Después de más de quince años aún no sé bien qué me impidió saltar por la borda y, embozado o disfrazado de mujer o en traje de arnaúte, ocultarme por las calles de la ciudad extraña, simulando una humildad que me hiciera invisible o provocando la caridad de alguna comerciante vieja o gorda campesina. ¡Cielos, aún tendría hábil mi mano izquierda! 'No hay en la tierra, conforme mi parecer, contento que se iguale a alcanzar la libertad perdida'. “¡Diantres, 'con las armas se conservan los reinos y se aseguran los caminos, se guardan las ciudades y se despejan los mares de cosarios', pero, diablos, cuánto pesa el deshonor y cuán leve se muestra el espinazo que debe soportar el ser de la memoria y la memoria del ser!”.
¡Qué me tenía preparado el cielo que de sustento me servía aún no tenía conocimientos!

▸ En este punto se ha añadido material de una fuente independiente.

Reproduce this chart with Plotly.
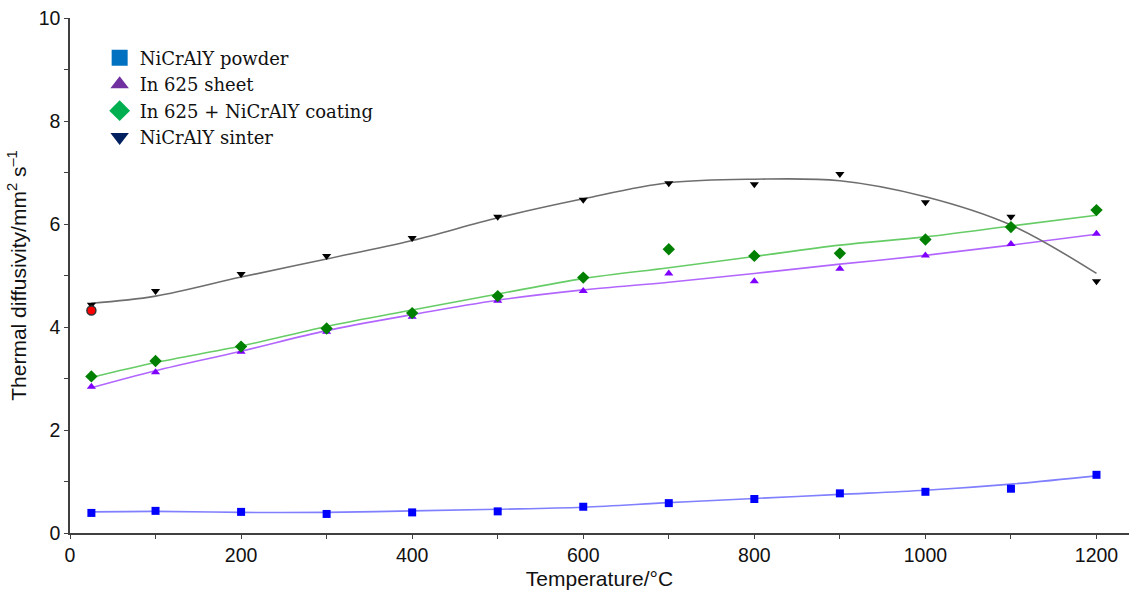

Nada sabía aún de los ahorcamientos, de los empalamientos o de los desorejamientos de los que mis ojos tendrían meses después sobrado alimento en Argel; nada sabía todavía de mi amo griego renegado; pero no soy yo de los que hablan y se esconden detrás de lo que algunos llaman condición humana, porque siempre he perseguido, buscado y luchado por la libertad propia y la de otros, solo por ella vale la pena jugarse la vida, o algo así parecía afirmar mi viejo maestro, nutrido en la ácida savia erasmista, don Juan López de Hoyos cuando recordaba y repetía: 'solo el viejo se va al otro mundo sin sufrir el cansancio de la vida y sin sentir la llegada de la muerte'. De él y de mis memorias aprendí la lección -de la que tanto me beneficié- de tener paciencia en las adversidades. Mañana... Lepanto... presto a la batalla.» Vale.